• **Stored data**:
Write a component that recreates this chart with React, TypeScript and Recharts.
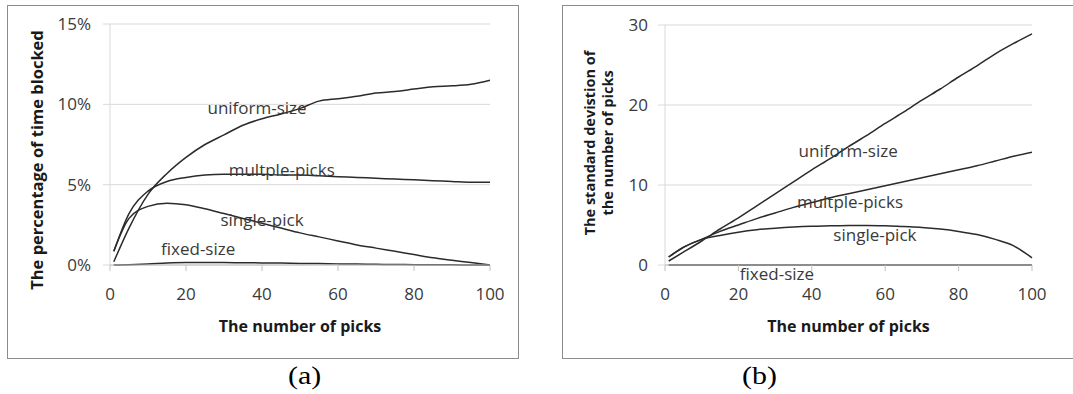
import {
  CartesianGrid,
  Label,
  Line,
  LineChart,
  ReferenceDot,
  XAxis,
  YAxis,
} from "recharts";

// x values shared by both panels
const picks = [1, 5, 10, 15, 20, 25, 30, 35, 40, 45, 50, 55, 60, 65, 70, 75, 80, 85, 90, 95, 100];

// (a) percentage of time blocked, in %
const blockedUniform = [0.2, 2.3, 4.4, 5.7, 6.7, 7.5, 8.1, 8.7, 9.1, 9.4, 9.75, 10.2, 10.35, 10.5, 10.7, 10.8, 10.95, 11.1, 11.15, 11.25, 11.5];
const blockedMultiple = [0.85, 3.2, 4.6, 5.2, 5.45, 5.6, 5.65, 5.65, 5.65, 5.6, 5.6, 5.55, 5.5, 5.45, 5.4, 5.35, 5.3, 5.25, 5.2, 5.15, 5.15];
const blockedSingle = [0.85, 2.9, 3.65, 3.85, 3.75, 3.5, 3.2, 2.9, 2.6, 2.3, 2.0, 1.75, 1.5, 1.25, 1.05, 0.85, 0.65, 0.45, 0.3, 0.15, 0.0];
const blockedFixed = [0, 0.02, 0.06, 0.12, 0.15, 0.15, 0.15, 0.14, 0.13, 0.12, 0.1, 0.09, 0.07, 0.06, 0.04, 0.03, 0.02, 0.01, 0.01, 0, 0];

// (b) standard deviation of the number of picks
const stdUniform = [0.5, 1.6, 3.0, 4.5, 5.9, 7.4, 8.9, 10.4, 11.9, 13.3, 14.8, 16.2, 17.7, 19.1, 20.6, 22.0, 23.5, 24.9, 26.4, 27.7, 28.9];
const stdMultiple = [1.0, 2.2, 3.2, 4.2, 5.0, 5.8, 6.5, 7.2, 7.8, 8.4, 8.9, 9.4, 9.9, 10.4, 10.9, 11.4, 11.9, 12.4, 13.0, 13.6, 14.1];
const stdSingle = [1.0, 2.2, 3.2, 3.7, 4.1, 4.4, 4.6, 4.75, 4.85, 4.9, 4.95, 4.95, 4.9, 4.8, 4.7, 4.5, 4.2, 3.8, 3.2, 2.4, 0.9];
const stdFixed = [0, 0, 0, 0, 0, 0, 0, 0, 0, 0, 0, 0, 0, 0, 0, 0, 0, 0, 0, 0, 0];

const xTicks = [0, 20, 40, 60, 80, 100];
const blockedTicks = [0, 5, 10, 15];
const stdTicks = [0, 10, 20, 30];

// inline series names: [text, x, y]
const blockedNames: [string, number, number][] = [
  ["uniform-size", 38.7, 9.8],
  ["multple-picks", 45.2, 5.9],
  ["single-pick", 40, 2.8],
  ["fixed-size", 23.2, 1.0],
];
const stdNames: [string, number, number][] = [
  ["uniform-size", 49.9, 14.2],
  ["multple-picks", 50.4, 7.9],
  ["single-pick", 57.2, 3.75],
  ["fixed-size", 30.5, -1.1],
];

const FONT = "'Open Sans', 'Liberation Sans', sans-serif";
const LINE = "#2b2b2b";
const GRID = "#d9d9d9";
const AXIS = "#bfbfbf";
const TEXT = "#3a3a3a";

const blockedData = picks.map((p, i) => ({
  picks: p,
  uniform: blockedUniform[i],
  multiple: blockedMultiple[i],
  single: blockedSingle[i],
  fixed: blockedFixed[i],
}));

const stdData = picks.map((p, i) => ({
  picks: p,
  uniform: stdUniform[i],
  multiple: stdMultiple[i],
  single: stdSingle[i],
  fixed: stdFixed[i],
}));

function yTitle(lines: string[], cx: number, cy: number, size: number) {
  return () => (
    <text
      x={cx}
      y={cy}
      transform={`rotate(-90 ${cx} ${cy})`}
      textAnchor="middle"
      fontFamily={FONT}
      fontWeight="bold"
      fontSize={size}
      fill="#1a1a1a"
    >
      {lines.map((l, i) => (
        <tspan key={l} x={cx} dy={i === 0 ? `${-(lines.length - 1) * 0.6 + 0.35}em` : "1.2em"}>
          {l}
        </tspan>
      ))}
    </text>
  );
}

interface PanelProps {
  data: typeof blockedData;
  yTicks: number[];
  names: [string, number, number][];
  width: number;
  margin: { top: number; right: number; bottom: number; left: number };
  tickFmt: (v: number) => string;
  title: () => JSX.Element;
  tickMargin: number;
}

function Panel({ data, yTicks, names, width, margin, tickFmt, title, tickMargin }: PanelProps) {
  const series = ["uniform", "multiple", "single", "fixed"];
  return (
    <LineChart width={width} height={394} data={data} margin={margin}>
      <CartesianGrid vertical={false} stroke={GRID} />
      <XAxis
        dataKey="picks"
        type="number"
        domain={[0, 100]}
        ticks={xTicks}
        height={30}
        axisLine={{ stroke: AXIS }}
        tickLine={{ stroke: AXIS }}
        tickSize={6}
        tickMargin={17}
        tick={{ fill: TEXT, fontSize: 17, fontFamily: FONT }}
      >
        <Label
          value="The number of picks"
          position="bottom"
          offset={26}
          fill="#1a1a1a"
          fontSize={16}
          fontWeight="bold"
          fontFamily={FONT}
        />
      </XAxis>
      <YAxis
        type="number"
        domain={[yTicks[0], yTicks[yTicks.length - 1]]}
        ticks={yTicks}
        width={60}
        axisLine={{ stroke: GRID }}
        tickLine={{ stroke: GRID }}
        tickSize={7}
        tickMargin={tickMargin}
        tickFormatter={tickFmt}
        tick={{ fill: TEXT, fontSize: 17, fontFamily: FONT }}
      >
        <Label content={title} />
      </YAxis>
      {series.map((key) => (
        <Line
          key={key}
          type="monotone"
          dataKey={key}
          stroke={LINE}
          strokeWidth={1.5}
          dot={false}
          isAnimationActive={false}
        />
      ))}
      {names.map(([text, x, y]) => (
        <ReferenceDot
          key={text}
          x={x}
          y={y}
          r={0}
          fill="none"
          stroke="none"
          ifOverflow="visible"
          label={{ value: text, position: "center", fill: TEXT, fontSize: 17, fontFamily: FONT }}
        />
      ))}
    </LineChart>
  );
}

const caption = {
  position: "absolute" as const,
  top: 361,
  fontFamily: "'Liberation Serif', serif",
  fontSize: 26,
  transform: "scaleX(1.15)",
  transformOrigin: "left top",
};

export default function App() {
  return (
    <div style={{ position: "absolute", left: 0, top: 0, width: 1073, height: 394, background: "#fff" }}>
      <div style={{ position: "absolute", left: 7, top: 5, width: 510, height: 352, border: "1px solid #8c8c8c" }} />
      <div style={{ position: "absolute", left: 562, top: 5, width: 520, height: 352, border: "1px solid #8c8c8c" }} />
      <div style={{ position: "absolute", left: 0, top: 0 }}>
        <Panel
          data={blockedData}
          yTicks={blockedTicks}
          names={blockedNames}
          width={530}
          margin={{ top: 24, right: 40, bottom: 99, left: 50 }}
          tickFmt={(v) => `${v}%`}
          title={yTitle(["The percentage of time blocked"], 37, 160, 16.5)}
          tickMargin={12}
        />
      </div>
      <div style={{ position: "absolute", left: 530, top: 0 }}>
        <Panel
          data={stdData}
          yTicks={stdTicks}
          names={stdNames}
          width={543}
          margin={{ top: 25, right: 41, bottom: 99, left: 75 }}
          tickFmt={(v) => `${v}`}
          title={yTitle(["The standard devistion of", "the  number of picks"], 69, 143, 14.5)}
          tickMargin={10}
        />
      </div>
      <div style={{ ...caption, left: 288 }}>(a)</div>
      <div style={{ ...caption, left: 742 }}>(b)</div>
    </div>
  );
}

• **Stated problem**:
Pictures stay out. Repeat only the lines from the beginning of the data through the line that has "90, 95, 100];".

• **Result of the task**:
Write a component that recreates this chart with React, TypeScript and Recharts.
import {
  CartesianGrid,
  Label,
  Line,
  LineChart,
  ReferenceDot,
  XAxis,
  YAxis,
} from "recharts";

// x values shared by both panels
const picks = [1, 5, 10, 15, 20, 25, 30, 35, 40, 45, 50, 55, 60, 65, 70, 75, 80, 85, 90, 95, 100];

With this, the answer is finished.